INTERNAL GUIDANCE TO THE DETERMINATIONS UNIT FAILED TO ACCOUNT FOR THE PAPERWORK REDUCTION ACT
TIGTA also says that when Exempt Organizations Headquarters provided draft guidance, matters went from bad to worse:
After receiving draft guidance in November 2011, the team of specialists began sending requests for additional information in January 2012 to organizations that were applying for tax-exempt status. For some organizations, this was the second letter received from the IRS requesting additional information, the first of which had been received more than a year before this date. These letters requested that the information be provided in two or three weeks (as is customary in these letters) despite the fact that the IRS had done nothing with some of the applications for more than one year. After the letters were received, organizations seeking tax-exempt status, as well as members of Congress, expressed concerns about the type and extent of questions being asked. For example, the Determinations Unit requested donor information from 27 organizations that it would be required to make public if the application was approved, even though this information could not be disclosed by the IRS when provided by organizations whose tax-exempt status had been approved.

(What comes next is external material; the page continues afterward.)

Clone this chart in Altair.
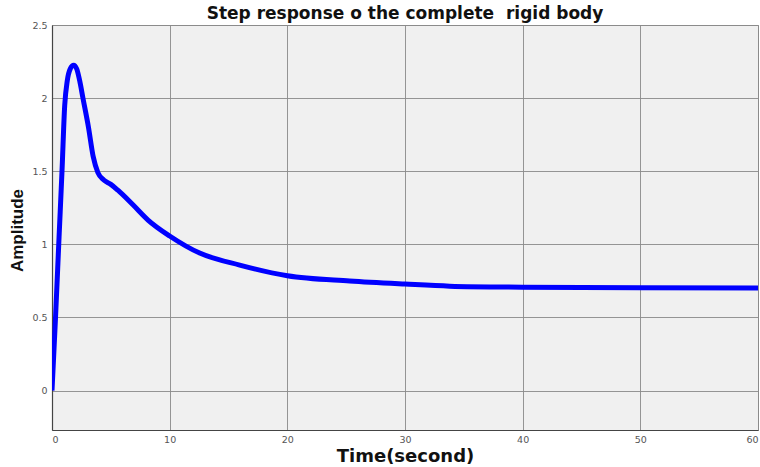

Headquarters guidance either exacerbated confusion within the Determinations Unit, or the Unit interpreted it as authorizing it to demand information for which the IRS lacked a valid OMB control number. Either way, the result was the same: applicants were subjected to an illegal collection of information. Had the Exempt Organizations Headquarters office paid more attention to its obligations under the PRA, it seems likely that its guidance would have clearly forbade the Determinations Unit from collecting information illegally.